An exact copy of every record is needed.

########################################

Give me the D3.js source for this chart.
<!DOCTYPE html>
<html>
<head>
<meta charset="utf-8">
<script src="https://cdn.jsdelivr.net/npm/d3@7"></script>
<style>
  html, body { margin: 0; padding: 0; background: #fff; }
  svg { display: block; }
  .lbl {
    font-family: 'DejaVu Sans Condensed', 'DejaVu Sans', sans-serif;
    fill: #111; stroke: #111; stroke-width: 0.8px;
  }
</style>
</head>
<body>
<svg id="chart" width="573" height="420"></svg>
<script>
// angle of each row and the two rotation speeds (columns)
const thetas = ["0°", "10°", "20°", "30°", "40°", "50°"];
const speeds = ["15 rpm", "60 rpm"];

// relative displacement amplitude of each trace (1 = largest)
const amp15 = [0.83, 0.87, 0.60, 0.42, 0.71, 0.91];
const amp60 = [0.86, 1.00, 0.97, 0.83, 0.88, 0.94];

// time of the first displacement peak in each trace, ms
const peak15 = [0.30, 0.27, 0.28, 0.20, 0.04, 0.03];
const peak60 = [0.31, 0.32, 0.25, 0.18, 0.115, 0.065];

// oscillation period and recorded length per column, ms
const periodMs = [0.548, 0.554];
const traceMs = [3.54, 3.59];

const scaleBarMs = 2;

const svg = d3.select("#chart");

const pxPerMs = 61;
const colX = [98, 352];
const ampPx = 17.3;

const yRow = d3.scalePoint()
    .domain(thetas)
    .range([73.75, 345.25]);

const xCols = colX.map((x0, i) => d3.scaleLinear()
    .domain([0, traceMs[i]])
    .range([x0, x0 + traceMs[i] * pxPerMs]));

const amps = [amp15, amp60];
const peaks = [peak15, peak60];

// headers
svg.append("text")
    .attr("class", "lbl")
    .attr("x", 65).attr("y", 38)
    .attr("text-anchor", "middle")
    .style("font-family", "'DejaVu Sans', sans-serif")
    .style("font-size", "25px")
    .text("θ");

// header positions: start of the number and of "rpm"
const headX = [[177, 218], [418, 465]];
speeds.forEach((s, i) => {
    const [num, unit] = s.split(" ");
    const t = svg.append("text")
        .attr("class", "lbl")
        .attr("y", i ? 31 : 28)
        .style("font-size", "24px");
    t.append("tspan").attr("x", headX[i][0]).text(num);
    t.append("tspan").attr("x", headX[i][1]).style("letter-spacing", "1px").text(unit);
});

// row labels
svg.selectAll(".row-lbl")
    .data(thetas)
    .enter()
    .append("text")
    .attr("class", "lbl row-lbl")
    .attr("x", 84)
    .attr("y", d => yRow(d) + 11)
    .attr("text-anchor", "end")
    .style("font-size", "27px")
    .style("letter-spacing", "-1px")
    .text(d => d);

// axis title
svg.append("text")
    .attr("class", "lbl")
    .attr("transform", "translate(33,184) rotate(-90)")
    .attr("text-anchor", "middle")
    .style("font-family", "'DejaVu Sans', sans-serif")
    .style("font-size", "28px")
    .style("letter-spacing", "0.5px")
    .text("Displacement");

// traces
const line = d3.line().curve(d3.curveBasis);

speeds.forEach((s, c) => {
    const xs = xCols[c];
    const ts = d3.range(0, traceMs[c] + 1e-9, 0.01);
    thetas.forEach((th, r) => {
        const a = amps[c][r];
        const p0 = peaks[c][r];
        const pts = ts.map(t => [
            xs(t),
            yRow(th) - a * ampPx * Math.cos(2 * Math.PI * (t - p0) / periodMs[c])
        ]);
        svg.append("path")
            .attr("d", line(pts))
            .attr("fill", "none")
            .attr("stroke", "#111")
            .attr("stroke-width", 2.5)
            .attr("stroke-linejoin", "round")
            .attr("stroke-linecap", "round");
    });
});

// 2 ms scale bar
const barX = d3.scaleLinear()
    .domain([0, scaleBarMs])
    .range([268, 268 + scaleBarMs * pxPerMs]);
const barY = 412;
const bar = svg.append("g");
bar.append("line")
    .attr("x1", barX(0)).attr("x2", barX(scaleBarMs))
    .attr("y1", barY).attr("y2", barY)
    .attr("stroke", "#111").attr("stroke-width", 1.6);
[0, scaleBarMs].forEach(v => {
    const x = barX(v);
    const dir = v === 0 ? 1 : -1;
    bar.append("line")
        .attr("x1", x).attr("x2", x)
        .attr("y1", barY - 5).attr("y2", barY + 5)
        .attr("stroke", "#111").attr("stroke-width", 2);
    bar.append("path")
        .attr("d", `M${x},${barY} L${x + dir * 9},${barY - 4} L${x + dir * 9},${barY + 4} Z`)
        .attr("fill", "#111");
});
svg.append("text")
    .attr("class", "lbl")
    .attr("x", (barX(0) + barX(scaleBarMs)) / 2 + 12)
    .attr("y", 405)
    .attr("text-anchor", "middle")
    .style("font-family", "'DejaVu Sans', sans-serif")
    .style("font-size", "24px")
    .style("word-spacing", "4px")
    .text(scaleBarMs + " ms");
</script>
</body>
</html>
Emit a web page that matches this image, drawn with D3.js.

########################################

**Full output**
Give me the D3.js source for this chart.
<!DOCTYPE html>
<html>
<head>
<meta charset="utf-8">
<script src="https://cdn.jsdelivr.net/npm/d3@7"></script>
<style>
  html, body { margin: 0; padding: 0; background: #fff; }
  svg { display: block; }
  .lbl {
    font-family: 'DejaVu Sans Condensed', 'DejaVu Sans', sans-serif;
    fill: #111; stroke: #111; stroke-width: 0.8px;
  }
</style>
</head>
<body>
<svg id="chart" width="573" height="420"></svg>
<script>
// angle of each row and the two rotation speeds (columns)
const thetas = ["0°", "10°", "20°", "30°", "40°", "50°"];
const speeds = ["15 rpm", "60 rpm"];

// relative displacement amplitude of each trace (1 = largest)
const amp15 = [0.83, 0.87, 0.60, 0.42, 0.71, 0.91];
const amp60 = [0.86, 1.00, 0.97, 0.83, 0.88, 0.94];

// time of the first displacement peak in each trace, ms
const peak15 = [0.30, 0.27, 0.28, 0.20, 0.04, 0.03];
const peak60 = [0.31, 0.32, 0.25, 0.18, 0.115, 0.065];

// oscillation period and recorded length per column, ms
const periodMs = [0.548, 0.554];
const traceMs = [3.54, 3.59];

const scaleBarMs = 2;

const svg = d3.select("#chart");

const pxPerMs = 61;
const colX = [98, 352];
const ampPx = 17.3;

const yRow = d3.scalePoint()
    .domain(thetas)
    .range([73.75, 345.25]);

const xCols = colX.map((x0, i) => d3.scaleLinear()
    .domain([0, traceMs[i]])
    .range([x0, x0 + traceMs[i] * pxPerMs]));

const amps = [amp15, amp60];
const peaks = [peak15, peak60];

// headers
svg.append("text")
    .attr("class", "lbl")
    .attr("x", 65).attr("y", 38)
    .attr("text-anchor", "middle")
    .style("font-family", "'DejaVu Sans', sans-serif")
    .style("font-size", "25px")
    .text("θ");

// header positions: start of the number and of "rpm"
const headX = [[177, 218], [418, 465]];
speeds.forEach((s, i) => {
    const [num, unit] = s.split(" ");
    const t = svg.append("text")
        .attr("class", "lbl")
        .attr("y", i ? 31 : 28)
        .style("font-size", "24px");
    t.append("tspan").attr("x", headX[i][0]).text(num);
    t.append("tspan").attr("x", headX[i][1]).style("letter-spacing", "1px").text(unit);
});

// row labels
svg.selectAll(".row-lbl")
    .data(thetas)
    .enter()
    .append("text")
    .attr("class", "lbl row-lbl")
    .attr("x", 84)
    .attr("y", d => yRow(d) + 11)
    .attr("text-anchor", "end")
    .style("font-size", "27px")
    .style("letter-spacing", "-1px")
    .text(d => d);

// axis title
svg.append("text")
    .attr("class", "lbl")
    .attr("transform", "translate(33,184) rotate(-90)")
    .attr("text-anchor", "middle")
    .style("font-family", "'DejaVu Sans', sans-serif")
    .style("font-size", "28px")
    .style("letter-spacing", "0.5px")
    .text("Displacement");

// traces
const line = d3.line().curve(d3.curveBasis);

speeds.forEach((s, c) => {
    const xs = xCols[c];
    const ts = d3.range(0, traceMs[c] + 1e-9, 0.01);
    thetas.forEach((th, r) => {
        const a = amps[c][r];
        const p0 = peaks[c][r];
        const pts = ts.map(t => [
            xs(t),
            yRow(th) - a * ampPx * Math.cos(2 * Math.PI * (t - p0) / periodMs[c])
        ]);
        svg.append("path")
            .attr("d", line(pts))
            .attr("fill", "none")
            .attr("stroke", "#111")
            .attr("stroke-width", 2.5)
            .attr("stroke-linejoin", "round")
            .attr("stroke-linecap", "round");
    });
});

// 2 ms scale bar
const barX = d3.scaleLinear()
    .domain([0, scaleBarMs])
    .range([268, 268 + scaleBarMs * pxPerMs]);
const barY = 412;
const bar = svg.append("g");
bar.append("line")
    .attr("x1", barX(0)).attr("x2", barX(scaleBarMs))
    .attr("y1", barY).attr("y2", barY)
    .attr("stroke", "#111").attr("stroke-width", 1.6);
[0, scaleBarMs].forEach(v => {
    const x = barX(v);
    const dir = v === 0 ? 1 : -1;
    bar.append("line")
        .attr("x1", x).attr("x2", x)
        .attr("y1", barY - 5).attr("y2", barY + 5)
        .attr("stroke", "#111").attr("stroke-width", 2);
    bar.append("path")
        .attr("d", `M${x},${barY} L${x + dir * 9},${barY - 4} L${x + dir * 9},${barY + 4} Z`)
        .attr("fill", "#111");
});
svg.append("text")
    .attr("class", "lbl")
    .attr("x", (barX(0) + barX(scaleBarMs)) / 2 + 12)
    .attr("y", 405)
    .attr("text-anchor", "middle")
    .style("font-family", "'DejaVu Sans', sans-serif")
    .style("font-size", "24px")
    .style("word-spacing", "4px")
    .text(scaleBarMs + " ms");
</script>
</body>
</html>
Emit a web page that matches this image, drawn with D3.js.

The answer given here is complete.